How can a year have already passed by since the BEST DAY OF MY LIFE? I feel like it's been the most anti-climactic milestone thus far because I've been so busy lately that I haven't even really had time to think about everything that was going on this time last year! However, yesterday definitely made me see our anniversary in a different light.
It's funny because all week Mitchell has been planning this for me. I knew that something was up, I can read him like a book, but I had no idea that it would be this good. He had told me that his boss wanted to treat us to an early anniversary dinner (because we will be celebrating in San Francisco on our actual anniversary), and that we would be going to Market Street Grill up in Salt Lake. I thought something was fishy (get my reference?? lol), but I played along. In fact, I really did think that we were heading to Market Street, so I had planned to drive up to Salt Lake a little early to hand over a hard drive to someone. Oops.
I had been working on my computer all day and got ready around 6:30. He told me to dress nice. We hopped in the car and made our way to 300 west in Salt Lake, handed off the hard drive, and started on our way back to South Jordan, where "we were going to dinner." It wasn't until we were at about the point of the mountain that I realized that we had completely passed South Jordan and said, "wait, isn't Market Street back there?" Mitchell looked at me and said, "um, yeah, I realized that I left my wallet with my boss' credit card in it at home. Which is funny because we always joke about me leaving stuff everywhere." At this point, I really did think we were still going to get some fish n' chips (lol do they even serve that?), so I said, "well, do we have to drive all the way back? Can't we just find something in Orem?" to which Mitchell responded, "maybe my wallet is in here. Will you check in the door and that glove compartment." GUYS I BOUGHT IT! HAH!

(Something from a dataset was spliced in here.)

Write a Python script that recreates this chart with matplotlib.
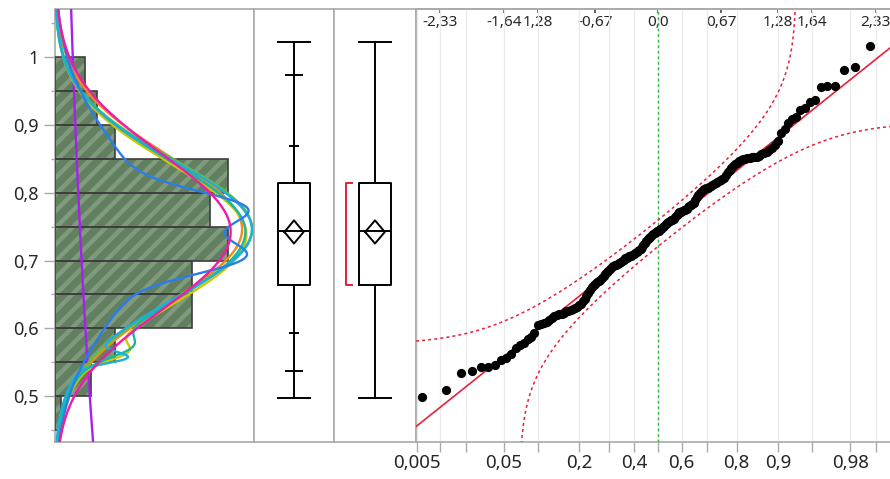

I had my hands in the door pocket when Mitchell popped open the glove compartment and a letter fell out. With the same paper that I had received once a week while he was on his mission <3 awwwww! It was addressed to "Mrs. Fowler," and told me that we weren't actually going to Market Street Grill (at that point I was like... "uhhh sorry we drove all the way up there!"), that I needed to put a blindfold on, and that he had planned a special night for us so that we could reconnect and remember how special our love really is. I put the blindfold on a little prematurely, so it felt like I was under there forever. But when we got to our destination and he took it off of me, I couldn't believe my eyes. I was standing "where it all began" on July seventeenth last year. I have joked for the last 12 months that I wish so badly that we could just do it all over again-- the food, the florals, the feeling, and Mitchell made that my reality last night as we celebrated our early one year anniversary of marriage.
As we sat together in the field where our reception was, SO many memories came back and it literally felt as though I was back in my white dress and he in his suit, celebrating the first day of our lives together. It was the best day! But this comes in close second.
I can't believe that I have married someone who adores me enough to make my dreams reality. Someone who will work so hard and secretly for weeks planning and executing a night like this. I seriously cried as I realized that I lucked out-- I get to love him forever!